In this environment, whatever slim hopes there ever were of a peace deal have receded even further. A week ago, Israel baulked at a promised release of Palestinian prisoners that were meant as a confidence building step that had been pushed by US Secretary of State John Kerry. In response, Abbas announced the Palestinians would apply for membership in 15 international conventions - seen by many as a small step closer towards seeking statehood recognition at the UN. And in response to that Mr. Netanyahu said Israel would take further unilateral actions of its own.

In recent years, such steps have included authorization for settlement expansion and the freezing of tax revenue collected by Israel on the Palestinians' behalf.

Mr. Lieberman’s remarks in New York, that Israel should not cave to "Palestinian blackmail" calling for prisoner releases in return for extended negotiations, suggested that the Israeli government is unlikely to find a way to extend the talks.
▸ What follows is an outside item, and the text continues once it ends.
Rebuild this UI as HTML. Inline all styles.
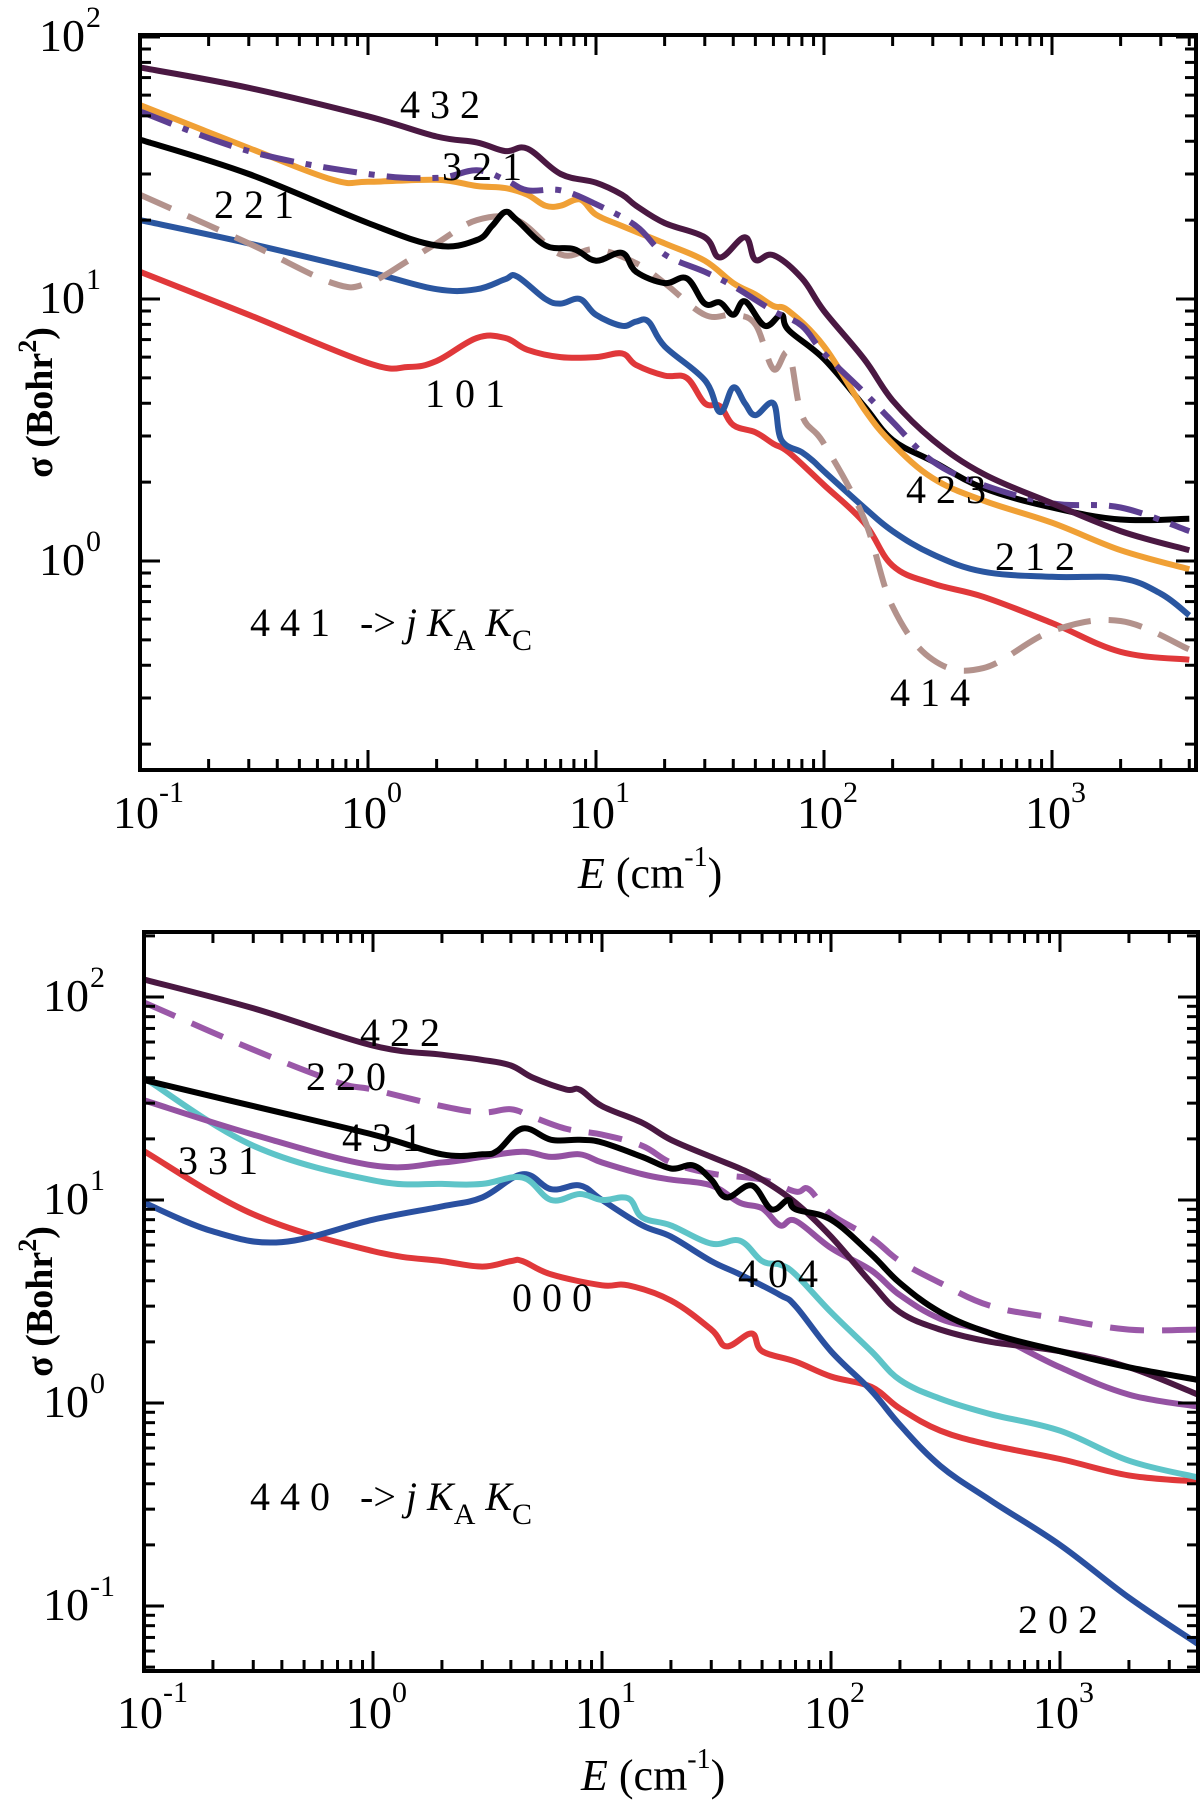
<!DOCTYPE html>
<html><head><meta charset="utf-8">
<style>
html,body{margin:0;padding:0;background:#fff;}
svg{display:block;font-family:"Liberation Serif",serif;}
</style></head>
<body>
<svg id="fig" width="1200" height="1806" viewBox="0 0 1200 1806" xmlns="http://www.w3.org/2000/svg"></svg>
<script>
// ---------- data: top panel (441 -> j KA KC) ----------
const topE_101=[0.1,0.3,1,1.5,2,3,4,5,7,10,13,15,20,25,30,35,40,50,60,70,100,150,200,300,500,1000,2000,4000];
const topS_101=[12.7,8.7,5.7,5.5,5.8,7.1,7.1,6.4,6.0,6.0,6.2,5.6,5.1,5.0,4.0,3.9,3.3,3.1,2.8,2.6,1.95,1.4,0.96,0.82,0.73,0.58,0.45,0.42];
const topE_212=[0.1,0.3,1,2,3,4,4.5,6,7,8.5,10,13,15,17,20,30,35,40,45,50,60,65,80,90,100,150,200,300,500,1000,2000,3000,4000];
const topS_212=[20,16.3,12.7,10.9,10.9,11.9,12.2,10,9.6,10,8.7,7.9,8.2,8.2,6.6,4.9,3.7,4.6,4.0,3.6,4.0,2.9,2.6,2.4,2.2,1.6,1.3,1.06,0.91,0.87,0.86,0.75,0.62];
const topE_221=[0.1,0.3,1,2,3,3.5,4,4.5,6,8,10,13,15,20,25,30,35,40,45,55,65,70,100,150,200,300,500,1000,2000,4000];
const topS_221=[40.6,30,19.5,16,16.8,19,21.5,20,16,15.5,14,15,12.7,11.5,12,9.6,9.7,8.7,9.8,7.9,8.7,7.6,5.9,3.9,2.9,2.4,1.9,1.6,1.44,1.45];
const topE_423=[0.1,0.3,0.7,1,2,3,4,5,6,7,8.5,10,13,20,30,40,50,60,70,100,150,200,300,500,1000,2000,4000];
const topS_423=[55,37.7,28.5,28,28.5,27,26.5,25,22.7,22.7,24,21,19,16.3,14,11.5,10.4,9.4,9.0,6.6,3.8,2.8,2.07,1.7,1.4,1.1,0.93];
const topE_321=[0.1,0.3,1,2,3,4,5,7,10,15,20,30,40,60,80,100,150,200,300,500,1000,2000,4000];
const topS_321=[52,36.7,30,29,31,28.5,26,26,23,19,14.8,12.7,11.2,9,7.9,6.2,4.4,3.4,2.4,1.95,1.66,1.6,1.3];
const topE_432=[0.1,0.3,1,2,3,4,5,7,10,13,15,20,30,35,45,50,60,80,100,150,200,300,500,1000,2000,4000];
const topS_432=[76.5,64,49.8,41.7,39.6,36.7,37.5,30,27.8,25,22.7,19.5,17.2,14.4,17.2,14.1,14.7,12,9.0,5.9,4.1,2.9,2.15,1.66,1.3,1.1];
const topE_414=[0.1,0.3,0.7,1,1.5,2,3,4.5,7,10,15,20,30,40,50,60,70,80,100,150,200,300,500,1000,2000,4000];
const topS_414=[25,16.3,11.5,11.5,14,16.3,20,20,14.8,15.5,13.7,11.5,8.7,8.7,8.0,5.4,6.2,3.6,2.8,1.45,0.67,0.42,0.39,0.54,0.59,0.46];
// ---------- data: bottom panel (440 -> j KA KC) ----------
const botE_000=[0.1,0.3,1,2,3,4,4.5,6,10,13,20,30,35,45,50,70,100,150,200,300,500,1000,2000,4000];
const botS_000=[17.4,8.5,5.6,5.0,4.7,5.0,5.0,4.3,3.8,3.8,3.2,2.3,1.9,2.2,1.8,1.6,1.35,1.2,0.94,0.73,0.62,0.53,0.44,0.41];
const botE_202=[0.1,0.2,0.4,1,2,3,4.5,6,8,10,15,20,30,40,60,70,100,150,200,300,500,1000,2000,4000];
const botS_202=[9.7,7.0,6.2,8.0,9.3,10.3,13.4,11.3,11.8,10,7.5,6.6,5.0,4.3,3.4,3.0,1.8,1.15,0.78,0.49,0.33,0.2,0.11,0.065];
const botE_404=[0.1,0.3,1,2,3,4.5,6,8,10,13,15,20,30,40,50,60,70,100,150,200,300,500,1000,2000,4000];
const botS_404=[40,18.5,12.5,12,12,12.9,10,10.7,10,10.2,8.2,7.5,6.1,6.3,5.0,4.8,4.3,2.8,1.8,1.3,1.05,0.88,0.73,0.52,0.43];
const botE_220=[0.1,0.3,0.7,1,2,3,4,5,7,10,15,20,30,50,70,80,100,150,200,300,500,1000,2000,4000];
const botS_220=[94,55,38,35,29,27,28,25.6,22.4,21,18.5,15.3,13.5,12.6,11,11.3,8.5,6.5,5.0,3.9,3.0,2.6,2.3,2.3];
const botE_422=[0.1,0.3,1,2,3,4,5,7,8,10,15,20,30,40,50,70,100,150,200,300,500,1000,2000,4000];
const botS_422=[122,88,57.6,52,49,46,40,35,35,29,24,19.8,16.3,14.3,12.6,9.7,6.6,3.9,2.8,2.3,2.0,1.8,1.5,1.1];
const botE_431=[0.1,0.3,1,2,3,3.5,4.5,6,8,10,15,20,25,30,35,45,55,65,70,100,150,200,300,500,1000,2000,4000];
const botS_431=[39,29,21,16.8,16.8,17.5,22.5,19.8,19.8,19.2,16.3,14.3,14.8,12.6,10.3,11.8,9.0,10,9.0,8.0,5.4,3.9,2.8,2.2,1.8,1.5,1.3];
const botE_331=[0.1,0.3,1,2,3,4.5,6,8,10,15,20,30,40,50,60,70,100,150,200,300,500,1000,2000,4000];
const botS_331=[31,21,14.8,15.3,16.3,17.3,16.3,16.8,15.3,13.4,12.6,11.8,9.7,9.1,7.5,7.9,5.8,4.5,3.4,2.6,2.2,1.5,1.1,0.96];
const xTickLabels=["-1","0","1","2","3"];

const NS="http://www.w3.org/2000/svg";
const svg=document.getElementById('fig');
function mk(tag,attrs,parent){const e=document.createElementNS(NS,tag);for(const k in attrs)e.setAttribute(k,attrs[k]);(parent||svg).appendChild(e);return e;}

function smoothPath(pts){
  let d='M'+pts[0][0].toFixed(1)+','+pts[0][1].toFixed(1);
  const k=0.18;
  for(let i=0;i<pts.length-1;i++){
    const p0=pts[Math.max(0,i-1)],p1=pts[i],p2=pts[i+1],p3=pts[Math.min(pts.length-1,i+2)];
    const c1=[p1[0]+(p2[0]-p0[0])*k,p1[1]+(p2[1]-p0[1])*k];
    const c2=[p2[0]-(p3[0]-p1[0])*k,p2[1]-(p3[1]-p1[1])*k];
    d+='C'+c1[0].toFixed(1)+','+c1[1].toFixed(1)+' '+c2[0].toFixed(1)+','+c2[1].toFixed(1)+' '+p2[0].toFixed(1)+','+p2[1].toFixed(1);
  }
  return d;
}

function panel(cfg){
  const g=mk('g',{});
  
  
  const L=cfg.left,R=cfg.right,T=cfg.top,B=cfg.bottom;
  const xs=v=>L+(Math.log10(v)-cfg.xmin)*cfg.xdec;
  const ys=v=>cfg.y0-(Math.log10(v))*cfg.ydec;
  const clip='clip-'+cfg.name;
  const defs=mk('defs',{},g);const cp=mk('clipPath',{id:clip},defs);mk('rect',{x:L,y:T,width:R-L,height:B-T},cp);
  cfg.series.forEach(s=>{
    const pts=s.E.map((e,i)=>[xs(e),ys(s.S[i])]);
    const p=mk('path',{d:smoothPath(pts),fill:'none',stroke:s.color,'stroke-width':6,'stroke-linejoin':'round','clip-path':'url(#'+clip+')'},g);
    if(s.dash)p.setAttribute('stroke-dasharray',s.dash);
    
    
  });
  const fr=mk('rect',{x:L,y:T,width:R-L,height:B-T,fill:'none',stroke:'#000','stroke-width':4},g);
  
  
  for(let dec=-1;dec<=3;dec++){
    for(let m=1;m<=9;m++){
      const v=m*Math.pow(10,dec);const x=xs(v);if(x>R-1)continue;
      const len=m===1?20:11;
      mk('line',{x1:x,y1:B,x2:x,y2:B-len,stroke:'#000','stroke-width':3},g);
      mk('line',{x1:x,y1:T,x2:x,y2:T+len,stroke:'#000','stroke-width':3},g);
    }
  }
  xTickLabels.forEach((lab,i)=>{
    const x=xs(Math.pow(10,i-1));
    const t=mk('text',{x:x-27,y:cfg.xlabY,'font-size':46,fill:'#000'},g);
    t.textContent='10';
    const sp=mk('tspan',{dy:-26,'font-size':30},t);sp.textContent=lab;
    
    
  });
  for(let dec=cfg.ydecMin;dec<=cfg.ydecMax;dec++){
    for(let m=1;m<=9;m++){
      const v=m*Math.pow(10,dec);const y=ys(v);if(y<T+1||y>B-1)continue;
      const len=m===1?20:11;
      mk('line',{x1:L,y1:y,x2:L+len,y2:y,stroke:'#000','stroke-width':3},g);
      mk('line',{x1:R,y1:y,x2:R-len,y2:y,stroke:'#000','stroke-width':3},g);
    }
  }
  cfg.yLabels.forEach(lab=>{
    const y=ys(Math.pow(10,+lab));
    const t=mk('text',{x:L-55,y:y+14,'font-size':46,'text-anchor':'end',fill:'#000'},g);
    t.textContent='10';
    
    
    const s=mk('text',{x:L-54,y:y-10,'font-size':30,fill:'#000'},g);s.textContent=lab;
    
    
  });
  const yt=mk('text',{transform:'translate(52,'+((T+B)/2)+') rotate(-90)','font-size':38,'font-weight':'bold','text-anchor':'middle',fill:'#000'},g);
  yt.innerHTML='σ (Bohr<tspan dy="-16" font-size="26">2</tspan><tspan dy="16">)</tspan>';
  
  
  const xt=mk('text',{x:(L+R)/2-90,y:cfg.xtitleY,'font-size':44,fill:'#000'},g);
  xt.innerHTML='<tspan font-style="italic">E</tspan> (cm<tspan dy="-22" font-size="28">-1</tspan><tspan dy="22">)</tspan>';
  
  
  cfg.labels.forEach(l=>{
    const t=mk('text',{x:l[1],y:l[2],'font-size':40,fill:'#000'},g);
    t.textContent=l[0];
    
    
  });
  const ti=mk('text',{x:250,y:cfg.transY,'font-size':40,fill:'#000'},g);
  ti.innerHTML=cfg.trans+'   -&gt; <tspan font-style="italic">j K</tspan><tspan dy="14" font-size="30">A</tspan><tspan dy="-14" font-style="italic"> K</tspan><tspan dy="14" font-size="30">C</tspan>';
  ti.style.whiteSpace='pre';
  
  
}

panel({name:'top-panel',left:140,right:1196,top:35,bottom:770,xmin:-1,xdec:228,y0:561,ydec:262,ydecMin:-1,ydecMax:2,
  yLabels:['2','1','0'],xlabY:828,xtitleY:888,transY:636,trans:'4 4 1',
  series:[
    {label:'1 0 1',E:topE_101,S:topS_101,color:'#e0383a'},
    {label:'2 1 2',E:topE_212,S:topS_212,color:'#2a56a0'},
    {label:'4 1 4',E:topE_414,S:topS_414,color:'#b3928c',dash:'34,18'},
    {label:'2 2 1',E:topE_221,S:topS_221,color:'#000'},
    {label:'4 2 3',E:topE_423,S:topS_423,color:'#f0a035'},
    {label:'3 2 1',E:topE_321,S:topS_321,color:'#5d3f92',dash:'34,12,6,12'},
    {label:'4 3 2',E:topE_432,S:topS_432,color:'#4a1842'}],
  labels:[['4 3 2',400,118],['3 2 1',442,180],['2 2 1',214,218],['1 0 1',425,407],['4 2 3',906,503],['2 1 2',995,570],['4 1 4',890,706]]});

panel({name:'bottom-panel',left:144,right:1198,top:932,bottom:1671,xmin:-1,xdec:229,y0:1403,ydec:203,ydecMin:-2,ydecMax:2,
  yLabels:['2','1','0','-1'],xlabY:1728,xtitleY:1790,transY:1510,trans:'4 4 0',
  series:[
    {label:'0 0 0',E:botE_000,S:botS_000,color:'#e0383a'},
    {label:'2 0 2',E:botE_202,S:botS_202,color:'#2a50a0'},
    {label:'4 0 4',E:botE_404,S:botS_404,color:'#5ec4c8'},
    {label:'3 3 1',E:botE_331,S:botS_331,color:'#9452a2'},
    {label:'2 2 0',E:botE_220,S:botS_220,color:'#9a58a8',dash:'34,18'},
    {label:'4 2 2',E:botE_422,S:botS_422,color:'#4a1842'},
    {label:'4 3 1',E:botE_431,S:botS_431,color:'#000'}],
  labels:[['4 2 2',360,1046],['2 2 0',306,1090],['4 3 1',342,1151],['3 3 1',178,1174],['4 0 4',738,1287],['0 0 0',512,1311],['2 0 2',1018,1633]]});
</script>
</body></html>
But there are costs to some unilateral steps the country might pursue. If Israel were to freeze tax transfers to the Palestinians, that could lead to a collapse of the Palesitnian Authority and remove a critical buffer against an outbreak of violence, writes Amos Harel, the military correspondent for Haaretz. "In recent weeks there (have) been signs of a possible military escalation," he wrote, adding that Palestinian control over refugee camps had been slipping.

But Mr. Azzeh contends that Palestinians just want maintain a sense of normalcy – even if that doesn’t mean statehood. Indeed, a similar sense of exhaustion was found at a West Bank cab stand when the topic of the failure of peace talks and the possibility of a new intifada came up. The cab drivers said they were primary concerned with work.

"People just want bread,’’ said Abu Abdullah, a taxi driver from Bethlehem. "They want to live in quiet and peace. The real peace is to sleep."